Posing as a racist extremist, Stallworth contacts the group and soon finds himself invited into its inner circle. He even cultivates a relationship with the Klan’s Grand Wizard, David Duke (Topher Grace), who praises Ron’s commitment to the advancement of White America. With the undercover investigation growing ever more complex, Stallworth’s colleague, Flip Zimmerman (Adam Driver), poses as Ron in face-to-face meetings with members of the hate group, gaining insider’s knowledge of a deadly plot. Together, Stallworth and Zimmerman team up to take down the organization whose real aim is to sanitize its violent rhetoric to appeal to the mainstream.
John David Washington was compelled by the story, “It’s such a unique story, a true story about American history, that I jumped at the chance to do it.“ Washington said.
Although this is not the first time in front of the camera coming from a comedic series to a very heavy dramatic role can be demanding for any actor. Washington turned to music to help channel the attitude and mood of what it was like to be a black man in the seventies, “The approach, the way in was music. I had an intensive playlist. I rid myself of all R&B and hip-hop and listened to artists like Curtis Mayfield, War, The Beatles, Jimmy Hendricks to name a few. I also watched documentaries, like the Black Panther mixtapes and documentaries about the KKK. I wanted to know what it was like to be a black man in that time, even before I met with Ron Stallworth.” Washington said.

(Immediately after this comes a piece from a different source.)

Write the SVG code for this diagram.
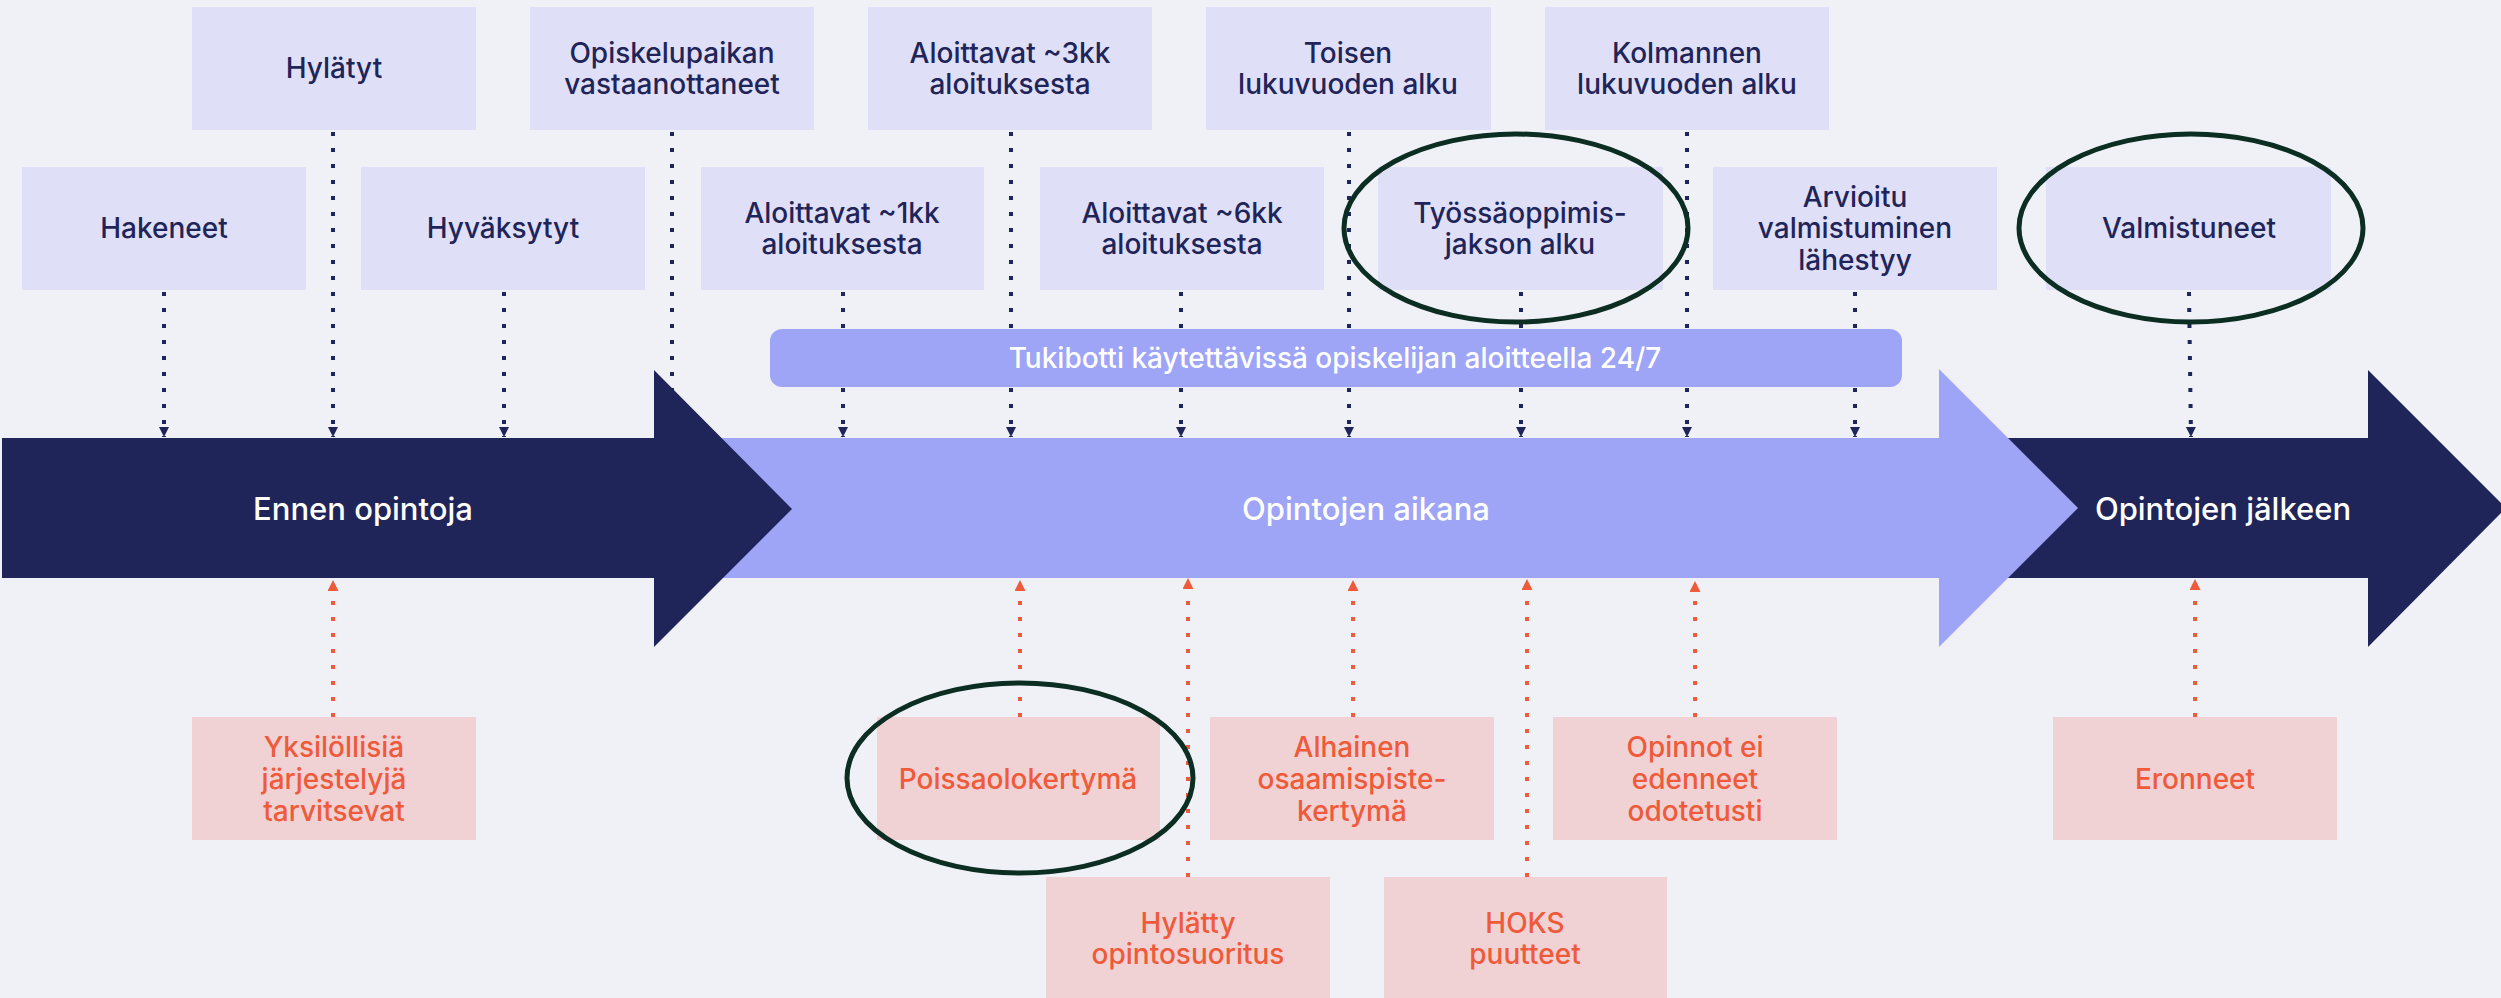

At the age of nine, he appeared as a student in a Harlem classroom in the 1992 feature film Malcolm X, which starred his father in the title role. Life seems to have come full circle with Washington now playing a starring role in a Spike Lee joint. Washington’s admiration for Lee’s directing was more than fan hype; he attributes his performance to Lee’s directing style. “Spike Lee also created such an inclusive, collaborative environment; it was something I never felt before on set. I’ve never felt so free; it was a liberating experience. I felt free to fail, I felt free to try things, he never suggested any type of performance, he trusted me, this legend trusted me with the job and it was great.” Washington said.
Although the storyline was based on a story that happened almost 50 years ago, it was the scene of the contrast of the meetings in the Black student union while the KKK meeting was going on at the same time, that Lee gave a purposeful highlight of the division of races during the seventies. However, it was Lee’s insertion of the 2017 protest and riots of the ‘Unite the Right’ scenes that left the most haunting emotional effect. In true Spike Lee fashion, the closing scenes left you reflecting on how far have we truly come and the echo of “WAKE UP” lingering in your mind.